In late 2024 I quit my job as an engineer at Lyft to go fix my own doomscrolling problem. I put together a 4,000-word market-research report with 52 sources. Then I spent about 5 months building my first app and trying to market it. I gave it everything: filming TikToks, Product Hunt, ASO, and more.

It made $0,000,000.
But I learned.
The next app I worked on made $1,000,000.
The product wasn't really the difference. My first app was fine, even if very ugly. The people who used it liked it. What changed between $0 and a million was actually focusing on the things that matter.
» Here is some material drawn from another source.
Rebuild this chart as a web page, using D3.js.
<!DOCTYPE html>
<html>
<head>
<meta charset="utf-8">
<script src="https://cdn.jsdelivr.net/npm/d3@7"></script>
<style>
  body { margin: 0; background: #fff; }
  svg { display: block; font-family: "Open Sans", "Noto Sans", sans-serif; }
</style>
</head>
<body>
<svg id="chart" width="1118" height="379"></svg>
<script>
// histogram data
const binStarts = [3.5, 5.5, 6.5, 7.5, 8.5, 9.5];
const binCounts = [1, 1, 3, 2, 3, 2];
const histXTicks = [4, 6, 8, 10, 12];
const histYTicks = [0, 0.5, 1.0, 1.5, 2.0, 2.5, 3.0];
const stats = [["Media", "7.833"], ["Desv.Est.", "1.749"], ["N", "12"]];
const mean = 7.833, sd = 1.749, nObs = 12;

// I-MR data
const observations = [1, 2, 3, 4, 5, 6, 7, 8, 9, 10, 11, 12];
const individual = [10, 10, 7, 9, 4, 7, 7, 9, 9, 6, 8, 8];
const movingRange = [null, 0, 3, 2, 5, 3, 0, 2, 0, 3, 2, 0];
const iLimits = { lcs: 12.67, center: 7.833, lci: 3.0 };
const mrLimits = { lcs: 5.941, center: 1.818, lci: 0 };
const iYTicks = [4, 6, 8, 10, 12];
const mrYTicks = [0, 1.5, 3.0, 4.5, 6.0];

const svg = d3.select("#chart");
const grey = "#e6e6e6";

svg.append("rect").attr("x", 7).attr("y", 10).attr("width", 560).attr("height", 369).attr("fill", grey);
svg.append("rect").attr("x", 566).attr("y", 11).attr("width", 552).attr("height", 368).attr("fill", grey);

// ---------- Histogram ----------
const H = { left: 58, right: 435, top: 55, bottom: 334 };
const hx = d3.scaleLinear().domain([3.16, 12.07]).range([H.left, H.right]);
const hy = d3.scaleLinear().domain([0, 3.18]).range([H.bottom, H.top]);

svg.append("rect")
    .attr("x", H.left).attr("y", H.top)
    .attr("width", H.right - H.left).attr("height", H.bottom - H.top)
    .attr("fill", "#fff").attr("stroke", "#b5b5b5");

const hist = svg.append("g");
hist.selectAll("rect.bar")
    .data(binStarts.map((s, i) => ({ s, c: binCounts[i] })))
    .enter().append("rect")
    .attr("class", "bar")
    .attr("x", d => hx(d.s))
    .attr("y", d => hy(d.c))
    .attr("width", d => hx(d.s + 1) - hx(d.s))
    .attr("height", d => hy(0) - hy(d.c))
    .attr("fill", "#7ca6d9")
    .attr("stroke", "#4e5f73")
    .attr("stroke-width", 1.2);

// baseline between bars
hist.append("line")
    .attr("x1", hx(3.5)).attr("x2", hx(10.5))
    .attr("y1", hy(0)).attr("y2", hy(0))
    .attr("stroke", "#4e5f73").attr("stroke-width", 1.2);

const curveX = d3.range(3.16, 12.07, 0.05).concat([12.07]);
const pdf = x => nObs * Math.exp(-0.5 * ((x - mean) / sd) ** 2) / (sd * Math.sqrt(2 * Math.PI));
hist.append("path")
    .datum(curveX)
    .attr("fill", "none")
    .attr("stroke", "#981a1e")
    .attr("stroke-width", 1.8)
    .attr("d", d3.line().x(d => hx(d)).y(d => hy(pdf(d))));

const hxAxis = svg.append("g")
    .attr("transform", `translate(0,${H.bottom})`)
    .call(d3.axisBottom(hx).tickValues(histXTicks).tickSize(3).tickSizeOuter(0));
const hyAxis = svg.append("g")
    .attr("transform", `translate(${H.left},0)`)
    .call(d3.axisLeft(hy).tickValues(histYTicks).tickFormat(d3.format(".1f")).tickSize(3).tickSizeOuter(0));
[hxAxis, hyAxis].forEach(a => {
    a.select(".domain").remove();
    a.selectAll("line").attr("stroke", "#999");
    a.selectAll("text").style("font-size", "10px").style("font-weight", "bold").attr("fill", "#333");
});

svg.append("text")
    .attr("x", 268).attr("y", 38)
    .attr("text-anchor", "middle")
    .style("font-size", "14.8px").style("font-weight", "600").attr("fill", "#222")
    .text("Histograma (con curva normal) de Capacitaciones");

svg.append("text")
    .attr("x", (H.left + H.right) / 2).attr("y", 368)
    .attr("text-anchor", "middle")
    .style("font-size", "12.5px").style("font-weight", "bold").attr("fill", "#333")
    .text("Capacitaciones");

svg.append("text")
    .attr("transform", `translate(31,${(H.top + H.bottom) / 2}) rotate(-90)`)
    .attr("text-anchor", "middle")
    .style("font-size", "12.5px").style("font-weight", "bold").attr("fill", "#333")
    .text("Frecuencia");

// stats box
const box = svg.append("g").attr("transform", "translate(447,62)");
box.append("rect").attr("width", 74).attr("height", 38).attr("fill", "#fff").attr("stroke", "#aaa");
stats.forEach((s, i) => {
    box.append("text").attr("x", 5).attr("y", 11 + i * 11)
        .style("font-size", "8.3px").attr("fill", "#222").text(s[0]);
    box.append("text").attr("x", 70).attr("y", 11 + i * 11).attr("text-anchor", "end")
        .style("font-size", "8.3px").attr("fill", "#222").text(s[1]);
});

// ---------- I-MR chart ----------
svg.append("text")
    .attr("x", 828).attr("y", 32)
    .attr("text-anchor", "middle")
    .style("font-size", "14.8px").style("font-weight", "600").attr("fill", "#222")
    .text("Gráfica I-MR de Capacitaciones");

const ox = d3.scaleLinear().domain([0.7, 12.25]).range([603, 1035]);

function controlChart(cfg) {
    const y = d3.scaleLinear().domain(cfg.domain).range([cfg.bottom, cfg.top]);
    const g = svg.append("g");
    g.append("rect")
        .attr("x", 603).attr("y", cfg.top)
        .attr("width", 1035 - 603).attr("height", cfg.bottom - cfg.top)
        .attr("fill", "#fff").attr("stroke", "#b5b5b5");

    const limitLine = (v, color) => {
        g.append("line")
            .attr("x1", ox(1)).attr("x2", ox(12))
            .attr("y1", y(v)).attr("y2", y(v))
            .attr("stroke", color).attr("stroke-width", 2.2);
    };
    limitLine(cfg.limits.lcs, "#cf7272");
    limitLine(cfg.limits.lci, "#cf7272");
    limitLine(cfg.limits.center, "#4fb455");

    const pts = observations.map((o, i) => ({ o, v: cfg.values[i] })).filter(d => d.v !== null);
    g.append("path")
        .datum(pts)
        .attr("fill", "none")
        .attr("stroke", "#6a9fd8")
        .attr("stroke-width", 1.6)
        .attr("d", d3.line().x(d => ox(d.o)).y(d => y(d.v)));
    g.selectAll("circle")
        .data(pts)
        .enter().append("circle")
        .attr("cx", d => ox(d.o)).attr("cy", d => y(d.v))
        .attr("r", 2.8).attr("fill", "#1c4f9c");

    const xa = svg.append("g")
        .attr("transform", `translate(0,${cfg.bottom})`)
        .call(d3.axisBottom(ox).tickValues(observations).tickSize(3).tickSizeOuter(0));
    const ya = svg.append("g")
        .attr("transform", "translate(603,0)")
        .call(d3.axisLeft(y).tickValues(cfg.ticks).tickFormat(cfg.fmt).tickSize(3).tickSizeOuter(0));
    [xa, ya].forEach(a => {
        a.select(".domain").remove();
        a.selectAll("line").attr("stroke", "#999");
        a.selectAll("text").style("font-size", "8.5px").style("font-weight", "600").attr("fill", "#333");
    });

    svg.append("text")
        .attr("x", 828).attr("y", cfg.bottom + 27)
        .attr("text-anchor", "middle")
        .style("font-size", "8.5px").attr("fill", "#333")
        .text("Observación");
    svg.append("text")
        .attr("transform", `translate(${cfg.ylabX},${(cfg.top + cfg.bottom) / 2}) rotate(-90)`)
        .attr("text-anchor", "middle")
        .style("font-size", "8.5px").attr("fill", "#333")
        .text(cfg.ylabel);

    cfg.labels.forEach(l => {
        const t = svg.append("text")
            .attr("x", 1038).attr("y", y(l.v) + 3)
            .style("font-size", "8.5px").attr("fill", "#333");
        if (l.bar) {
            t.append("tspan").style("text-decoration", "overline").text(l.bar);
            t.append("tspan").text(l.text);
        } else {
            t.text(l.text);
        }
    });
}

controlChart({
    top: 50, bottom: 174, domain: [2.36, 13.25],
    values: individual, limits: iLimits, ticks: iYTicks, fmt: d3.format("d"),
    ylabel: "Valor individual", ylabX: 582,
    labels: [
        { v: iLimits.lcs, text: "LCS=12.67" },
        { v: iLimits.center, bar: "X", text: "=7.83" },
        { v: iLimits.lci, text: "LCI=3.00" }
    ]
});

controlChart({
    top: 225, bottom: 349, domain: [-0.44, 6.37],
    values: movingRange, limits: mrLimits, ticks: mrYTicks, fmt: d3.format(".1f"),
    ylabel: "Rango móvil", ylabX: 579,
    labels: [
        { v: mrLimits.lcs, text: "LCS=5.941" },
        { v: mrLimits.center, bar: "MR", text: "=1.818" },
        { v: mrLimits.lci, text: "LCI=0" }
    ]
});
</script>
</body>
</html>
You can verify the revenue here: https://verified.revenuecat.com/pushscroll
## Who I am
I'm Mario, a software engineer working on B2C apps full time since I left Lyft.
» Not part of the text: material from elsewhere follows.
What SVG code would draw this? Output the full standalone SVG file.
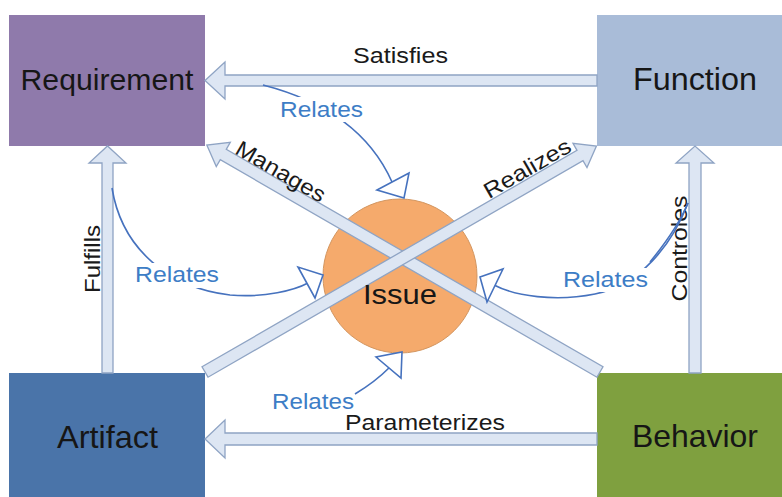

The first one was SpeedBump, an intentionally annoying app to help you scroll less. I built it alone, and I made every mistake below with it.
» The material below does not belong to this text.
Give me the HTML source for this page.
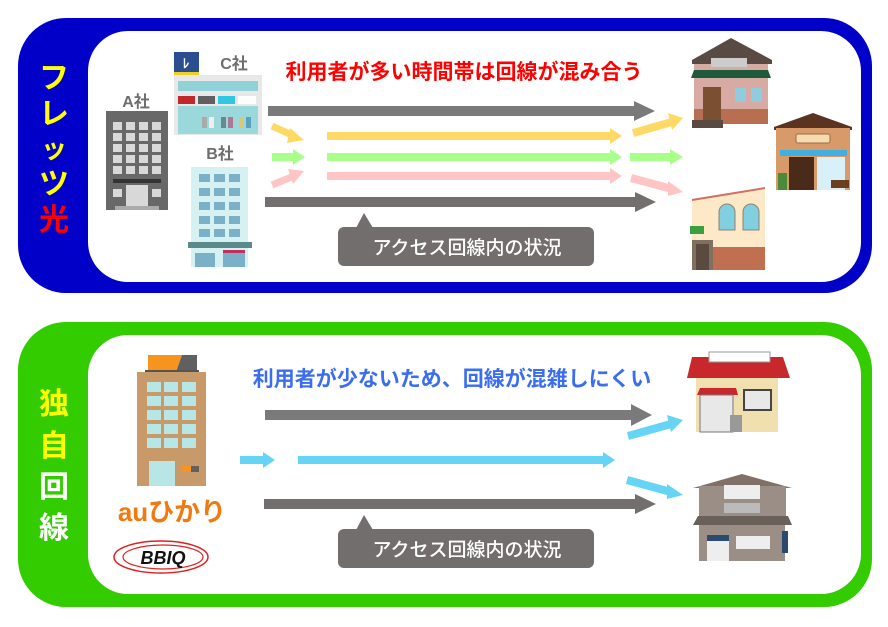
<!DOCTYPE html>
<html><head><meta charset="utf-8"><style>
html,body{margin:0;padding:0;background:#fff;}
svg{display:block;}
text{font-family:"Liberation Sans","Noto Sans CJK JP",sans-serif;font-weight:bold;}
</style></head><body>
<svg width="888" height="627" viewBox="0 0 888 627" xmlns="http://www.w3.org/2000/svg">
<!-- TOP PANEL -->
<rect x="18" y="18" width="854" height="275" rx="48" fill="#0000c8"/>
<rect x="88" y="31" width="773" height="251" rx="40" fill="#fff"/>
<text x="54" y="88" font-size="30" fill="#ffff00" text-anchor="middle">フ</text>
<text x="54" y="124" font-size="30" fill="#ffff00" text-anchor="middle">レ</text>
<text x="54" y="158" font-size="26" fill="#ffff00" text-anchor="middle">ッ</text>
<text x="54" y="194" font-size="30" fill="#ffff00" text-anchor="middle">ツ</text>
<text x="54" y="230" font-size="30" fill="#ff0000" text-anchor="middle">光</text>

<text x="464" y="79" font-size="21" fill="#ff0000" text-anchor="middle">利用者が多い時間帯は回線が混み合う</text>

<!-- A building -->
<text x="136" y="107" font-size="16" fill="#6e6e6e" text-anchor="middle">A社</text>
<rect x="106" y="111" width="62" height="99" fill="#686868"/>
<g fill="#d8d8d8">
<rect x="113" y="122" width="9" height="8"/><rect x="126" y="122" width="9" height="8"/><rect x="139" y="122" width="9" height="8"/><rect x="152" y="122" width="9" height="8"/>
<rect x="113" y="133" width="9" height="8"/><rect x="126" y="133" width="9" height="8"/><rect x="139" y="133" width="9" height="8"/><rect x="152" y="133" width="9" height="8"/>
<rect x="113" y="144" width="9" height="8"/><rect x="126" y="144" width="9" height="8"/><rect x="139" y="144" width="9" height="8"/><rect x="152" y="144" width="9" height="8"/>
<rect x="113" y="155" width="9" height="8"/><rect x="126" y="155" width="9" height="8"/><rect x="139" y="155" width="9" height="8"/><rect x="152" y="155" width="9" height="8"/>
<rect x="113" y="166" width="9" height="8"/><rect x="126" y="166" width="9" height="8"/><rect x="139" y="166" width="9" height="8"/><rect x="152" y="166" width="9" height="8"/>
<rect x="113" y="189" width="9" height="8"/><rect x="152" y="189" width="9" height="8"/>
<rect x="126" y="185" width="22" height="25"/>
</g>
<rect x="113" y="179" width="48" height="4" fill="#333"/>
<rect x="115" y="206" width="44" height="4" fill="#aaa"/>
<!-- C store -->
<rect x="174" y="52" width="25" height="20" fill="#2a4e90"/>
<rect x="174" y="72" width="25" height="4" fill="#f0d020"/>
<text x="186" y="68" font-size="13" fill="#fff" text-anchor="middle">ﾚ</text>
<text x="234" y="69" font-size="16" fill="#6e6e6e" text-anchor="middle">C社</text>
<rect x="174" y="75" width="88" height="60" fill="#e8e8e8"/>
<rect x="178" y="81" width="80" height="10" fill="#8fd3d8"/>
<rect x="178" y="96" width="17" height="8" fill="#c0282c"/><rect x="198" y="96" width="17" height="8" fill="#606060"/><rect x="218" y="96" width="17" height="8" fill="#30c8e0"/><rect x="238" y="96" width="18" height="8" fill="#fff"/>
<rect x="178" y="106" width="80" height="28" fill="#9ad8dc"/>
<rect x="202" y="117" width="5" height="11" fill="#aaa"/><rect x="209" y="117" width="5" height="11" fill="#eee"/><rect x="221" y="117" width="5" height="11" fill="#6a8890"/><rect x="228" y="117" width="5" height="11" fill="#b07890"/><rect x="239" y="117" width="5" height="11" fill="#e0c870"/><rect x="246" y="117" width="5" height="11" fill="#5aa0c0"/>
<!-- B building -->
<text x="220" y="159" font-size="16" fill="#6e6e6e" text-anchor="middle">B社</text>
<rect x="191" y="167" width="57" height="76" fill="#d6f1f2"/>
<g fill="#7ab0c8">
<rect x="199" y="174" width="11" height="8"/><rect x="214" y="174" width="11" height="8"/><rect x="229" y="174" width="11" height="8"/>
<rect x="199" y="188" width="11" height="8"/><rect x="214" y="188" width="11" height="8"/><rect x="229" y="188" width="11" height="8"/>
<rect x="199" y="202" width="11" height="8"/><rect x="214" y="202" width="11" height="8"/><rect x="229" y="202" width="11" height="8"/>
<rect x="199" y="216" width="11" height="8"/><rect x="214" y="216" width="11" height="8"/><rect x="229" y="216" width="11" height="8"/>
<rect x="199" y="229" width="11" height="8"/><rect x="214" y="229" width="11" height="8"/><rect x="229" y="229" width="11" height="8"/>
</g>
<rect x="188" y="242" width="64" height="6" fill="#5a8a8a"/>
<rect x="191" y="248" width="57" height="19" fill="#d6f1f2"/>
<rect x="195" y="253" width="20" height="14" fill="#7ab0c8"/><rect x="223" y="252" width="22" height="15" fill="#7ab0c8"/>
<rect x="223" y="250" width="22" height="3" fill="#c03060"/>

<!-- top arrows -->
<g>
<rect x="268" y="106" width="368" height="10" fill="#7a7a7a"/><polygon points="634,101 655,111 634,121" fill="#7a7a7a"/>
<rect x="265" y="197" width="372" height="10" fill="#736f6e"/><polygon points="635,192 656,202 635,212" fill="#736f6e"/>
<rect x="327" y="132" width="285" height="8" fill="#ffd966"/><polygon points="610,128 622,136 610,144" fill="#ffd966"/>
<rect x="327" y="153" width="285" height="8" fill="#a8ff8a"/><polygon points="610,149 622,157 610,165" fill="#a8ff8a"/>
<rect x="327" y="172" width="285" height="8" fill="#ffc4c4"/><polygon points="610,168 622,176 610,184" fill="#ffc4c4"/>
<line x1="272" y1="126" x2="294" y2="136" stroke="#ffd966" stroke-width="7"/><polygon points="290,128 304,140 287,143" fill="#ffd966"/>
<rect x="272" y="153" width="22" height="8" fill="#a8ff8a"/><polygon points="293,149 305,157 293,165" fill="#a8ff8a"/>
<line x1="272" y1="185" x2="294" y2="176" stroke="#ffc4c4" stroke-width="7"/><polygon points="288,169 304,171 293,184" fill="#ffc4c4"/>
<line x1="633" y1="133" x2="672" y2="122" stroke="#ffd966" stroke-width="8"/><polygon points="668,113 683,118 672,130" fill="#ffd966"/>
<rect x="630" y="153" width="42" height="8" fill="#a8ff8a"/><polygon points="670,149 683,157 670,165" fill="#a8ff8a"/>
<line x1="631" y1="178" x2="672" y2="189" stroke="#ffc4c4" stroke-width="8"/><polygon points="668,181 683,192 668,196" fill="#ffc4c4"/>
</g>
<rect x="338" y="227" width="256" height="39" rx="6" fill="#726e6d"/>
<polygon points="356,228 364,213 373,228" fill="#726e6d"/>
<text x="467" y="254" font-size="19" fill="#fff" text-anchor="middle" style="font-weight:500">アクセス回線内の状況</text>

<!-- houses top -->
<polygon points="692,60 731,38 772,60 772,64 692,64" fill="#5a4a44"/>
<rect x="694" y="64" width="74" height="60" fill="#d8aaa4"/>
<rect x="711" y="58" width="36" height="9" fill="#ccc"/>
<polygon points="694,70 768,70 771,78 691,78" fill="#1e5a3c"/>
<rect x="694" y="109" width="74" height="15" fill="#b86e50"/>
<rect x="703" y="87" width="18" height="33" fill="#7a5030"/>
<rect x="735" y="88" width="11" height="14" fill="#90cce0"/><rect x="751" y="88" width="11" height="14" fill="#90cce0"/>
<rect x="692" y="120" width="31" height="8" fill="#5a4a44"/>

<polygon points="774,127 813,113 852,127 852,130 774,130" fill="#5a3420"/>
<rect x="776" y="128" width="74" height="62" fill="#d89a68"/>
<rect x="796" y="134" width="34" height="9" rx="2" fill="#f4dcb0" stroke="#a06a40"/>
<rect x="780" y="150" width="67" height="6" fill="#40b0e0"/>
<rect x="789" y="157" width="25" height="33" fill="#4a2a18"/>
<rect x="817" y="157" width="28" height="33" fill="#d8f0f8"/>
<rect x="778" y="173" width="9" height="17" fill="#4a8a3a"/>
<rect x="831" y="180" width="18" height="8" fill="#6a4020"/>

<polygon points="692,200 765,188 765,270 692,270" fill="#fde8c8"/>
<line x1="692" y1="200" x2="765" y2="188" stroke="#d07060" stroke-width="2"/>
<path d="M719,230 v-18 a8,8 0 0 1 16,0 v18 z" fill="#80d0e0" stroke="#908070"/>
<path d="M743,230 v-18 a8,8 0 0 1 16,0 v18 z" fill="#80d0e0" stroke="#908070"/>
<rect x="712" y="247" width="53" height="23" fill="#c07050"/>
<rect x="692" y="240" width="21" height="30" fill="#807060"/>
<rect x="696" y="244" width="13" height="26" fill="#5a4a40"/>
<rect x="690" y="226" width="14" height="8" fill="#38a040"/>

<!-- BOTTOM PANEL -->
<rect x="18" y="322" width="854" height="285" rx="48" fill="#33cc00"/>
<rect x="88" y="335" width="773" height="259" rx="40" fill="#fff"/>
<text x="54" y="414" font-size="30" fill="#ffff00" text-anchor="middle">独</text>
<text x="54" y="456" font-size="30" fill="#ffff00" text-anchor="middle">自</text>
<text x="54" y="497" font-size="30" fill="#ffffff" text-anchor="middle">回</text>
<text x="54" y="538" font-size="30" fill="#ffffff" text-anchor="middle">線</text>

<text x="452" y="386" font-size="21" fill="#3a6df0" text-anchor="middle">利用者が少ないため、回線が混雑しにくい</text>

<polygon points="148,355 182,355 176,372 148,372" fill="#f7941d"/>
<polygon points="182,355 197,355 197,372 176,372" fill="#606060"/>
<rect x="145" y="370" width="54" height="3" fill="#555"/>
<rect x="137" y="372" width="69" height="114" fill="#c89a6a"/>
<g fill="#b8e6e6">
<rect x="147" y="382" width="14" height="10"/><rect x="164" y="382" width="14" height="10"/><rect x="182" y="382" width="14" height="10"/>
<rect x="147" y="396" width="14" height="10"/><rect x="164" y="396" width="14" height="10"/><rect x="182" y="396" width="14" height="10"/>
<rect x="147" y="410" width="14" height="10"/><rect x="164" y="410" width="14" height="10"/><rect x="182" y="410" width="14" height="10"/>
<rect x="147" y="424" width="14" height="10"/><rect x="164" y="424" width="14" height="10"/><rect x="182" y="424" width="14" height="10"/>
<rect x="147" y="438" width="14" height="10"/><rect x="164" y="438" width="14" height="10"/><rect x="182" y="438" width="14" height="10"/>
<rect x="149" y="461" width="26" height="25"/>
</g>
<rect x="182" y="466" width="9" height="6" fill="#f7941d"/><rect x="191" y="466" width="8" height="6" fill="#606060"/>
<text x="172" y="521" font-size="26" fill="#f07a10" text-anchor="middle">auひかり</text>
<ellipse cx="161" cy="557" rx="47" ry="16" fill="none" stroke="#e02020" stroke-width="1.5"/>
<ellipse cx="163" cy="557" rx="40" ry="12" fill="none" stroke="#e02020" stroke-width="1.2"/>
<text x="163" y="564" font-size="18" fill="#111" text-anchor="middle" font-style="italic" style="font-family:'Liberation Sans',sans-serif;font-weight:900">BBIQ</text>

<rect x="265" y="410" width="368" height="10" fill="#7a7a7a"/><polygon points="631,404 652,415 631,426" fill="#7a7a7a"/>
<rect x="264" y="499" width="373" height="10" fill="#736f6e"/><polygon points="635,494 656,504 635,514" fill="#736f6e"/>
<rect x="298" y="456" width="306" height="8" fill="#66d4f4"/><polygon points="603,452 615,460 603,468" fill="#66d4f4"/>
<rect x="240" y="456" width="24" height="8" fill="#66d4f4"/><polygon points="263,452 275,460 263,468" fill="#66d4f4"/>
<line x1="628" y1="436" x2="671" y2="424" stroke="#66d4f4" stroke-width="8"/><polygon points="667,415 683,420 671,432" fill="#66d4f4"/>
<line x1="627" y1="480" x2="671" y2="492" stroke="#66d4f4" stroke-width="8"/><polygon points="667,484 683,495 667,499" fill="#66d4f4"/>

<rect x="338" y="529" width="256" height="39" rx="6" fill="#726e6d"/>
<polygon points="356,530 364,515 373,530" fill="#726e6d"/>
<text x="467" y="556" font-size="19" fill="#fff" text-anchor="middle" style="font-weight:500">アクセス回線内の状況</text>

<rect x="696" y="371" width="82" height="61" fill="#f0e0b0"/>
<polygon points="687,378 692,357 783,357 790,378" fill="#c8282c"/>
<rect x="709" y="352" width="61" height="10" fill="#fff" stroke="#999"/>
<polygon points="697,395 700,388 736,388 738,395" fill="#c8282c"/>
<rect x="700" y="395" width="33" height="37" fill="#e8e8e8" stroke="#777"/>
<rect x="744" y="390" width="27" height="20" fill="#e8e8e8" stroke="#444" stroke-width="2"/>
<rect x="730" y="415" width="12" height="17" fill="#999"/>

<polygon points="693,488 742,474 792,488" fill="#807068"/>
<rect x="699" y="486" width="87" height="36" fill="#9a8e86"/>
<rect x="724" y="485" width="36" height="14" fill="#eee"/>
<rect x="724" y="503" width="36" height="10" fill="#bbb"/>
<polygon points="698,516 788,516 792,525 693,525" fill="#6a605a"/>
<rect x="699" y="525" width="86" height="36" fill="#9a8e86"/>
<rect x="707" y="535" width="22" height="26" fill="#eee"/>
<rect x="707" y="535" width="22" height="6" fill="#2a4a70"/>
<rect x="736" y="536" width="34" height="13" fill="#eee"/>
<rect x="782" y="531" width="6" height="22" fill="#2a4a70"/>
</svg>
</body></html>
The second is Pushscroll, which I build with my co-founder Alejandro (@skyirezumi). It makes you do pushups before you can doomscroll: 28,572,256 of them so far, and $100k+ MRR.

## Before we start
Most apps fail. Mine did. I'm not a guru, and I don't really trust anyone selling a 7-step formula.
I'll also admit that luck is real. Years ago, as a clueless student, I made a silly Android app that got 5 million downloads. I had no idea what I was doing, the timing was just right (that's a story for another time). So I know some of this is random.
The 7 things below aren't, though. They're the part you actually control, and I got every one of them wrong before I got them right. You're probably making one or two of them right now.
## Mistake 1: I built the whole thing before doing any marketing
I wrote the app first and thought about distribution second. Months of code before I had a real way to get it in front of people.
To be fair, I did talk to users a lot, it wasn't just coding. I just hadn't figured out how to actually distribute the thing, and B2C is ruthless if you don't know marketing. You can build something people love and still watch it go nowhere, which is just... sad. If a tree falls in a forest but no one hears it, did it really fall?
This is the easiest mistake to make if you're technical. Building is the fun part, so marketing becomes something you'll deal with later. before writing so much code, I should have figured out how my app would spread, not just whether people wanted it.